In less time than most of us care to note, we’ve seen the diminished use – if not outright demise — of snail mail, faxes, land lines, newspapers, email and now — blogs? Chalk it up to social networking, says the yahoo story:
With social networking has come the ability to do a quick status update and that has “kind of sucked the life out of long-form blogging,” says Amanda Lenhart, a Pew senior researcher and lead author of the latest study.
More young people are also accessing the Internet from their mobile phones, only increasing the need for brevity. The survey found, for instance, that half of 18- to 29-year-olds had done so.
All of that rings true to Sarah Rondeau, a freshman at the College of the Holy Cross in Worcester, Mass.
“It’s a matter of typing quickly. People these days don’t find reading that fun,” the 18-year-old student says. She loves Facebook and has recently started using Twitter to share pictures of her dorm room and blurbs about campus life, which are, in turn, shared on the Holy Cross Web site for prospective students.

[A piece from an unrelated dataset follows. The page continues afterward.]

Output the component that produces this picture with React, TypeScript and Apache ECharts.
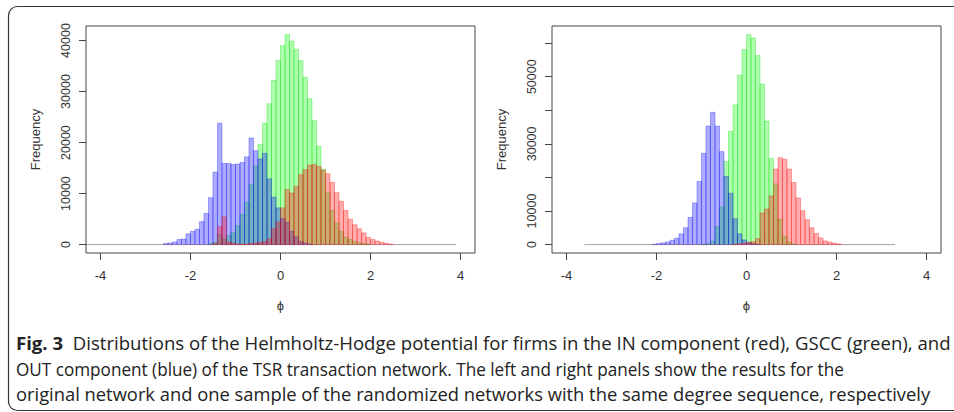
import React, { useEffect, useRef } from 'react';
import * as echarts from 'echarts';

// ---- data (bin width 0.1, each array starts at the given lower bin edge) ----
const BIN = 0.1;
const xTicks = [-4, -2, 0, 2, 4];

// Left panel: original network
const leftBreaks = [-4.5, 3.9];
const leftGreenStart = -1.6;
const leftGreen = [200, 500, 1900, 1100, 1800, 2400, 3700, 5900, 8300, 11700, 15300, 19600, 23800, 27600, 32200, 36100, 39000, 41200, 39900, 38300, 36100, 32800, 28600, 24300, 19300, 14800, 10300, 6700, 4200, 2600, 1500, 1000, 600, 400, 200, 100];
const leftBlueStart = -2.6;
const leftBlue = [200, 300, 500, 1000, 1100, 2100, 2600, 3000, 4500, 6100, 9200, 14200, 23800, 15900, 15900, 15700, 15800, 16100, 17200, 20900, 18400, 16800, 17900, 12900, 9300, 7200, 5100, 4400, 2600, 1500, 650, 300, 100];
const leftRedStart = -1.5;
const leftRed = [200, 3500, 5400, 500, 300, 100, 100, 100, 200, 300, 400, 600, 1100, 3100, 4400, 7200, 10800, 10100, 11400, 13700, 14700, 15600, 15700, 15300, 14600, 13900, 12200, 10200, 8500, 6700, 5000, 3900, 3100, 2300, 1400, 1000, 700, 450, 250, 100];
const leftYTicks = [0, 10000, 20000, 30000, 40000];
const leftYLabels = [0, 10000, 20000, 30000, 40000];

// Right panel: randomized network
const rightBreaks = [-3.6, 3.3];
const rightGreenStart = -1.0;
const rightGreen = [100, 300, 1000, 5400, 11200, 24800, 33700, 41600, 50500, 58100, 62600, 61500, 56300, 47800, 36800, 25700, 18100, 7600, 2500, 800, 200];
const rightBlueStart = -2.1;
const rightBlue = [100, 300, 500, 800, 1300, 1900, 3200, 5000, 8100, 12400, 18800, 27200, 35300, 39400, 35300, 27700, 20300, 15300, 7700, 3200, 1400, 700, 300, 100];
const rightRedStart = -0.3;
const rightRed = [100, 200, 400, 600, 900, 1800, 9400, 10600, 14500, 22500, 25900, 25400, 22500, 18500, 13900, 10100, 7400, 5000, 3300, 2000, 1100, 700, 400, 200];
const rightYTicks = [0, 10000, 20000, 30000, 40000, 50000, 60000];
const rightYLabels = [0, 10000, 30000, 50000];

const captionBold = 'Fig. 3';
const captionLines = [
  'Distributions of the Helmholtz-Hodge potential for firms in the IN component (red), GSCC (green), and',
  'OUT component (blue) of the TSR transaction network. The left and right panels show the results for the',
  'original network and one sample of the randomized networks with the same degree sequence, respectively',
];

const COLORS = {
  green: { rgb: '0,255,0', strokeRgb: '0,220,0' },
  blue: { rgb: '0,0,255', strokeRgb: '0,0,255' },
  red: { rgb: '255,0,0', strokeRgb: '255,0,0' },
};

function toBins(start: number, counts: number[], range: number[]) {
  const n = Math.round((range[1] - range[0]) / BIN);
  const out: number[][] = [];
  for (let i = 0; i < n; i++) {
    const x0 = +(range[0] + i * BIN).toFixed(2);
    const j = Math.round((x0 - start) / BIN);
    const c = j >= 0 && j < counts.length ? counts[j] : 0;
    out.push([x0, +(x0 + BIN).toFixed(2), c]);
  }
  return out;
}

function histSeries(idx: number, data: number[][], color: { rgb: string; strokeRgb: string }) {
  return {
    type: 'custom',
    xAxisIndex: idx,
    yAxisIndex: idx,
    clip: true,
    encode: { x: [0, 1], y: 2 },
    data,
    renderItem: (params: any, api: any) => {
      const x0 = api.value(0);
      const x1 = api.value(1);
      const v = api.value(2);
      const p0 = api.coord([x0, v]);
      const p1 = api.coord([x1, 0]);
      if (v === 0) {
        return {
          type: 'line',
          shape: { x1: p0[0], y1: p1[1], x2: p1[0], y2: p1[1] },
          style: { stroke: `rgba(${color.strokeRgb},0.2)`, lineWidth: 1 },
        };
      }
      return {
        type: 'rect',
        shape: { x: p0[0], y: p0[1], width: p1[0] - p0[0], height: p1[1] - p0[1] },
        style: { fill: `rgba(${color.rgb},0.32)`, stroke: `rgba(${color.strokeRgb},0.3)`, lineWidth: 1 },
      };
    },
  };
}

const FONT = 'Liberation Sans, Arial, sans-serif';
const AX = '#444';

function xAxisOpt(idx: number) {
  return {
    gridIndex: idx,
    type: 'value',
    min: -4.32,
    max: 4.32,
    splitLine: { show: false },
    axisLine: { show: false, onZero: false },
    axisTick: { show: true, inside: false, length: 7, lineStyle: { color: AX }, customValues: xTicks },
    axisLabel: { customValues: xTicks, margin: 16, fontSize: 13, color: '#333', fontFamily: FONT },
    name: '\u03d5',
    nameLocation: 'middle',
    nameGap: 46,
    nameTextStyle: { fontSize: 13, color: '#333', fontFamily: FONT },
  };
}

function yAxisOpt(idx: number, peak: number, ticks: number[], labels: number[]) {
  return {
    gridIndex: idx,
    type: 'value',
    min: -0.04 * peak,
    max: 1.04 * peak,
    splitLine: { show: false },
    axisLine: { show: false, onZero: false },
    axisTick: { show: true, inside: false, length: 7, lineStyle: { color: AX }, customValues: ticks },
    axisLabel: {
      customValues: labels,
      formatter: (v: number) => String(Math.round(v)),
      rotate: 90,
      margin: 14,
      fontSize: 12.5,
      color: '#333',
      fontFamily: FONT,
    },
    name: 'Frequency',
    nameLocation: 'middle',
    nameGap: 44,
    nameRotate: 90,
    nameTextStyle: { fontSize: 13, color: '#333', fontFamily: FONT },
  };
}

export default function App() {
  const ref = useRef<HTMLDivElement>(null);
  useEffect(() => {
    if (!ref.current) return;
    const chart = echarts.init(ref.current, undefined, { renderer: 'svg' });
    const leftPeak = Math.max(...leftGreen, ...leftBlue, ...leftRed);
    const rightPeak = Math.max(...rightGreen, ...rightBlue, ...rightRed);
    const capFont = 'Open Sans, Noto Sans, sans-serif';
    const capSize = 17.8;
    const capScale = [1.045, 0.963, 1.031];
    const capY = [343, 369, 394];
    chart.setOption({
      animation: false,
      backgroundColor: '#fff',
      grid: [
        { left: 86, top: 26, width: 389, height: 227, show: true, borderColor: AX, borderWidth: 1, backgroundColor: 'transparent' },
        { left: 552, top: 26, width: 389, height: 227, show: true, borderColor: AX, borderWidth: 1, backgroundColor: 'transparent' },
      ],
      xAxis: [xAxisOpt(0), xAxisOpt(1)],
      yAxis: [
        yAxisOpt(0, leftPeak, leftYTicks, leftYLabels),
        yAxisOpt(1, rightPeak, rightYTicks, rightYLabels),
      ],
      series: [
        histSeries(0, toBins(leftGreenStart, leftGreen, leftBreaks), COLORS.green),
        histSeries(0, toBins(leftBlueStart, leftBlue, leftBreaks), COLORS.blue),
        histSeries(0, toBins(leftRedStart, leftRed, leftBreaks), COLORS.red),
        histSeries(1, toBins(rightGreenStart, rightGreen, rightBreaks), COLORS.green),
        histSeries(1, toBins(rightBlueStart, rightBlue, rightBreaks), COLORS.blue),
        histSeries(1, toBins(rightRedStart, rightRed, rightBreaks), COLORS.red),
      ],
      graphic: [
        {
          type: 'rect',
          silent: true,
          shape: { x: 8.5, y: 6.5, width: 960, height: 404, r: 9 },
          style: { fill: 'none', stroke: '#333', lineWidth: 1.2 },
        },
        ...captionLines.map((line, i) => ({
          type: 'text',
          silent: true,
          x: 16,
          y: capY[i],
          scaleX: capScale[i],
          style: {
            x: 0,
            y: 0,
            verticalAlign: 'middle',
            text: i === 0 ? `{b|${captionBold}}  ${line}` : line,
            fontFamily: capFont,
            fontSize: capSize,
            fill: '#222',
            rich: { b: { fontWeight: 'bold', fontFamily: capFont, fontSize: capSize, fill: '#222' } },
          },
        })),
      ],
    });
    return () => chart.dispose();
  }, []);
  return <div ref={ref} style={{ position: 'fixed', left: 0, top: 0, width: 954, height: 412 }} />;
}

Life by status update? I’m all for short and quick. It’s efficient! There’s quantity! And yet, at the risk of being called, well, old, I have to wonder: Where’s the depth? The bigger picture? The other side? Where does this leave the art of chitchat?
And in fact, there are subtle rumblings around the edges that hint that all is not always well in the land of quick connections. For example, PR Newswire reports that a St. Paul company is offering seminars to show twentysomethings how to use facetime rather than screentime to score a job. Huh? That needs to be taught? And there’s this: A story out of CUNY’s Baruch College links the high depression rate among millenial students to uber-connection:
Baruch psychology professor David Sitt acknowledges the implications of technological evolution on an entire generation’s social character.
“We are changing our expectations of what we need in life to make us happy,” said Sitt. “Since technology has propelled us forward it creates a speed where everything is immediate and the window for gratification has narrowed.”
According to Sitt, depression grows from a root need for gratification as social networking tools and electronic gadgets instill in us a constant pressure to connect.
“Initially we only needed to see our friends once a month, now it has turned into everyday,” said Sitt. “We have this idea that if we don’t check our emails or post on Facebook every second then we missed out on something or that people have forgotten about us.”
I tweet, therefore I am? All of which brings us back to something we wrote about last month — the way in which these cyberlives have begun to erode our real ones. From that post:
Is this uber-connection to our cyber-lives and cyber friends and god-knows-what-all-else keeping us from being fully present in our own here and now? From appreciating what we have — rather than jonesing for what we don’t? Does the fact that we have one foot in our own life and the other in about a hundred others make us continually wonder what we’re missing?
All those distractions! All those choices! No wonder we’re always angsting over that greener grass — because the other side of the fence is always up in our face.
And the thing is, when that other side of the fence comes to you via short and quick, it’s almost always looking better than it is.